Вытри слезы — солдаты не плачут….
Постепенно Аня успокоилась. Через полчаса, стыдясь этого, видимо, неожиданного даже для нее самой взрыва чувств, она согласилась с предложением Алексея. Они уговорились: до прихода связного из леса она поживет у Алексея, не показываясь на улице, а потом переберется к партизанам.
Спохватившись, Аня достала из косы тонкий обрывок папиросной бумаги, хитро заплетенный в волосах.

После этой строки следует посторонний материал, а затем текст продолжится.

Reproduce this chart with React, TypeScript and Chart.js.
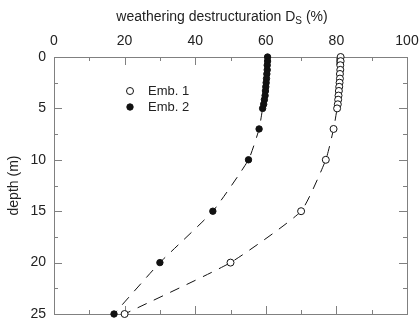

Алексей прочитал записку, и лицо его приняло то выражение сосредоточенности, которое, как успела заметить Аня, появлялось всякий раз, когда девушка приносила важное сообщение.
* * *
Старинный костел стоял на булыжной хребтине Сенной площади. На стенах костела, сложенных из серого камня, осколки и пули оставили свои отметины. В нише над входом — статуя апостола Петра. Нос святого ключника был отбит осколком, и Алексею показалось, что в слепом, неподвижном взгляде апостола, устремленном к небесам, застыла немая жалоба на людское бессердечие.
"Война не обошла и святых. Даже апостол Петр попал в инвалиды третьей группы", — Алексей усмехнулся и, поднимаясь по каменным ступенькам, прихрамывал заметнее обычного. Нищие, осаждавшие всех входивших в костел, не обратили особого внимания на плохо одетого инвалида.
Алексей беспрепятственно вошел внутрь. Там было темно и прохладно. После яркого солнечного света он долго не мог ничего рассмотреть. В ноздри ему ударил горьковато-кислый запах сырой штукатурки — костел, видимо, недавно побелили.
Гулко разносилось нестройное, разноголосое пение прихожан, бормотанье ксендза. Лицо его как бы растворилось в сумраке — белел только широкий воротник.